[Plotting code records]
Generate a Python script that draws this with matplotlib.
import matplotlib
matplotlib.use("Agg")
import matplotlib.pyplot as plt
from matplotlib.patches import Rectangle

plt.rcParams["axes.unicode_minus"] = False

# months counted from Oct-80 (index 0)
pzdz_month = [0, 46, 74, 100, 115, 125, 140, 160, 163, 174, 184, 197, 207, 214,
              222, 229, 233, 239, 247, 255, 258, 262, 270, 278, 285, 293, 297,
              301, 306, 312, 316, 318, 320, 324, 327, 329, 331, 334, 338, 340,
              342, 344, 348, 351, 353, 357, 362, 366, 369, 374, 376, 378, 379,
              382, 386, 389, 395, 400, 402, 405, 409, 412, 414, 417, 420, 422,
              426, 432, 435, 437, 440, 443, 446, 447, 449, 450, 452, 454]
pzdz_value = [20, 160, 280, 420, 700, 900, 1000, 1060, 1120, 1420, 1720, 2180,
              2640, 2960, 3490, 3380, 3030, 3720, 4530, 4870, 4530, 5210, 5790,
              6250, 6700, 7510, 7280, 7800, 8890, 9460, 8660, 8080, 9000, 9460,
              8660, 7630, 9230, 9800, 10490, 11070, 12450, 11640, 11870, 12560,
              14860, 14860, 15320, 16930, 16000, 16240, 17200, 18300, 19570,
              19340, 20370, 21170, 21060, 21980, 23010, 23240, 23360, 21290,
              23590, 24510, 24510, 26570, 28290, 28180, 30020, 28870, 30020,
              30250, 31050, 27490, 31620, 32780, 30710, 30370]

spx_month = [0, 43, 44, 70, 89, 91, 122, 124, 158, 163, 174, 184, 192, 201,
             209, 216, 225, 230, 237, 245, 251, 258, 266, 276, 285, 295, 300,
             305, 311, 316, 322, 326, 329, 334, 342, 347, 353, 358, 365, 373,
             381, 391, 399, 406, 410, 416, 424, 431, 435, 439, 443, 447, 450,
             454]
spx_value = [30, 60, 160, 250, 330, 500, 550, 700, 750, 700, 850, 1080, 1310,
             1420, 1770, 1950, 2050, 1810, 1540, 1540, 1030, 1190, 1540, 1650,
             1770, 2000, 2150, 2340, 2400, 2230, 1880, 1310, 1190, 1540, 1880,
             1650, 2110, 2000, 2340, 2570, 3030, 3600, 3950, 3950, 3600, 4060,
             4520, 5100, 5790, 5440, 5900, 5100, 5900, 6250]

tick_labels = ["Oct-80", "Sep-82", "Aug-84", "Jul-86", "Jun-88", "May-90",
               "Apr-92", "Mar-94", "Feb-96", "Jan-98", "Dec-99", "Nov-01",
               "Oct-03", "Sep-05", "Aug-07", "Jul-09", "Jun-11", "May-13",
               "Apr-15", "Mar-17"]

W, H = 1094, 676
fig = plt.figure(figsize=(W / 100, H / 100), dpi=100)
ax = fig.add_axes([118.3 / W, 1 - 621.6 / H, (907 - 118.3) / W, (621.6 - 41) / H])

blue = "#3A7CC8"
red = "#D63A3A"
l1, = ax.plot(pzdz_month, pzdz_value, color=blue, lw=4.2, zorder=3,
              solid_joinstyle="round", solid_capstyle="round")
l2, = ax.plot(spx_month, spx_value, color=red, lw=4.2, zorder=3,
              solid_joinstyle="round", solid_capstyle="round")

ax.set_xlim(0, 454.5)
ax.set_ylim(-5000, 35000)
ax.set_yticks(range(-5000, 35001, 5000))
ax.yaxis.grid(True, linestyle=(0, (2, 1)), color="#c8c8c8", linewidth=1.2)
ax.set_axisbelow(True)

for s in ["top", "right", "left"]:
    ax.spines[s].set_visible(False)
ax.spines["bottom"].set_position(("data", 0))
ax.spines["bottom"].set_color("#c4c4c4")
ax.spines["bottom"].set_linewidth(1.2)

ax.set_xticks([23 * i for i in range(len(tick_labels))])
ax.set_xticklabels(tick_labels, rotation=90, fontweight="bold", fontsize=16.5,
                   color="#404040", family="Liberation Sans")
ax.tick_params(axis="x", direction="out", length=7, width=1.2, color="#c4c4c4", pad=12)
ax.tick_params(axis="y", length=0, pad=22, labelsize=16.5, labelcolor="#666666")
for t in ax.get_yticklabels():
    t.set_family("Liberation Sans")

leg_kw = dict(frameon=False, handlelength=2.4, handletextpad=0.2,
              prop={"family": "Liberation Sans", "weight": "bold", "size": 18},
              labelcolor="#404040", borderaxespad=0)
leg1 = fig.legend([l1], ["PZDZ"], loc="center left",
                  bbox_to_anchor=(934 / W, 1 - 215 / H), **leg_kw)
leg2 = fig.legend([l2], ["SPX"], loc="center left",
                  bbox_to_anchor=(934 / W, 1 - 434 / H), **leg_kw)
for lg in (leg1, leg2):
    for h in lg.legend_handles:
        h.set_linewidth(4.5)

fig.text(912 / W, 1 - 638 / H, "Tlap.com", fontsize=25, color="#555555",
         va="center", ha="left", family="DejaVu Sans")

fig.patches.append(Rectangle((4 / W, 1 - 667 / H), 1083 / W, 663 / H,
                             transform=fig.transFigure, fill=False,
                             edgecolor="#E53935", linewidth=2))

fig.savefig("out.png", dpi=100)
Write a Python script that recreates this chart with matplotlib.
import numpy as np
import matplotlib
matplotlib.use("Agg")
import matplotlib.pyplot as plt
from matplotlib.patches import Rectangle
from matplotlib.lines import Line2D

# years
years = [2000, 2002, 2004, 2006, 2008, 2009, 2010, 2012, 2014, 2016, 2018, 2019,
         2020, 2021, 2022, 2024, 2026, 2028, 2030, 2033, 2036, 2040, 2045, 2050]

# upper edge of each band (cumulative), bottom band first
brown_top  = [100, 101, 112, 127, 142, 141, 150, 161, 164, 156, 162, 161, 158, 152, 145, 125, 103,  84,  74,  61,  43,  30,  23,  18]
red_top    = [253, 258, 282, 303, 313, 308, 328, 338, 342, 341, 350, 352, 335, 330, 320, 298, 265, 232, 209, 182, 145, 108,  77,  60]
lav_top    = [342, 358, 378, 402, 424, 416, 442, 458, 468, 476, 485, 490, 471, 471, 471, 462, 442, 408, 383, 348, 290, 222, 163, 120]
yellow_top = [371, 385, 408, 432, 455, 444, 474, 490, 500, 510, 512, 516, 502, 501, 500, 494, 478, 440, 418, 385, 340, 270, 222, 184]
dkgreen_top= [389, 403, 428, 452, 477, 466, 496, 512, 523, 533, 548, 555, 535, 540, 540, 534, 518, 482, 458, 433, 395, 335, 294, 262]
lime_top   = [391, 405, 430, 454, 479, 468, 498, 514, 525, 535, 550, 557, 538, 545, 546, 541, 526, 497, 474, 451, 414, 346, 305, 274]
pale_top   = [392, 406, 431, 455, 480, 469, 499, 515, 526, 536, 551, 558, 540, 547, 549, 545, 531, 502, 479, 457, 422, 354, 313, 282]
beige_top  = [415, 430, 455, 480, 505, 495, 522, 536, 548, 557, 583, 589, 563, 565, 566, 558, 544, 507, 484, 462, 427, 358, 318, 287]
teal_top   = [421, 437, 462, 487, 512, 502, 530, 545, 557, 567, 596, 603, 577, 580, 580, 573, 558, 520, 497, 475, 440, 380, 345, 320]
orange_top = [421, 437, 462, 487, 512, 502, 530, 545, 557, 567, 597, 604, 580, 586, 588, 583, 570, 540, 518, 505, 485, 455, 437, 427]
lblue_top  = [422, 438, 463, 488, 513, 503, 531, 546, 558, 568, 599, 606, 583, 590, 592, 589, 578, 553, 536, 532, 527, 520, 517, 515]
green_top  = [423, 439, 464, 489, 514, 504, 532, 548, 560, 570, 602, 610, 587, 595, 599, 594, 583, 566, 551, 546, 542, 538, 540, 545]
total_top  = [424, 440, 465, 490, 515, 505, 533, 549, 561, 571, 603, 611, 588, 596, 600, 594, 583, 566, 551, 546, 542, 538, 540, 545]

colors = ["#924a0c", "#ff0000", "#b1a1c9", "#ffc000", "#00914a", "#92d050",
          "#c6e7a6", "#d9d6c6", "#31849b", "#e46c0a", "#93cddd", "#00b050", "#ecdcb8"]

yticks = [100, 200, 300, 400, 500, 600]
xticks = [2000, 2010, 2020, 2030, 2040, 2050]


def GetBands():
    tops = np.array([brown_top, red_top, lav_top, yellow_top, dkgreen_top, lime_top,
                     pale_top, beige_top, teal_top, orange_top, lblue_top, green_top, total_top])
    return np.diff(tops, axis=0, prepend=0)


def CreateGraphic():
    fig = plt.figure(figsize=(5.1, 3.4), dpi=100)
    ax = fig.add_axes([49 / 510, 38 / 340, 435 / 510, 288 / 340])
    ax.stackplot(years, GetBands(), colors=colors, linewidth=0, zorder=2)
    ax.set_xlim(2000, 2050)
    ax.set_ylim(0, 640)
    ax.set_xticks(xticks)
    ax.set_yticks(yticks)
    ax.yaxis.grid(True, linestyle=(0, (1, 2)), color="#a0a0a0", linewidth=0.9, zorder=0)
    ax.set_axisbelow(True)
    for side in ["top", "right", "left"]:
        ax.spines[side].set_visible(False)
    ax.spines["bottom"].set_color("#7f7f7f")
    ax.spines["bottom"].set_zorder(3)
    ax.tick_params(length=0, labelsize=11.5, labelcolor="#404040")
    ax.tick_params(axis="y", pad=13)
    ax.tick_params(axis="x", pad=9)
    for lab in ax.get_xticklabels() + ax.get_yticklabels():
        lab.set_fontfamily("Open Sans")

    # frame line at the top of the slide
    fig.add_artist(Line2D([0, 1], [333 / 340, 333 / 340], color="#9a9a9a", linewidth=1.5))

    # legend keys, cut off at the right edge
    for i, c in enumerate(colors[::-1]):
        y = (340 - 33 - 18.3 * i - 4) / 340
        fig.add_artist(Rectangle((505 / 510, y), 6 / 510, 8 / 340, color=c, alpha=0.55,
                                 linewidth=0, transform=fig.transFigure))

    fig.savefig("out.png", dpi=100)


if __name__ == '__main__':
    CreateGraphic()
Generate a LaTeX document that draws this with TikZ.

» **Task statement**
Copy every line above that includes the string "draws".

» **Output of the exercise**
Generate a Python script that draws this with matplotlib.
Generate a LaTeX document that draws this with TikZ.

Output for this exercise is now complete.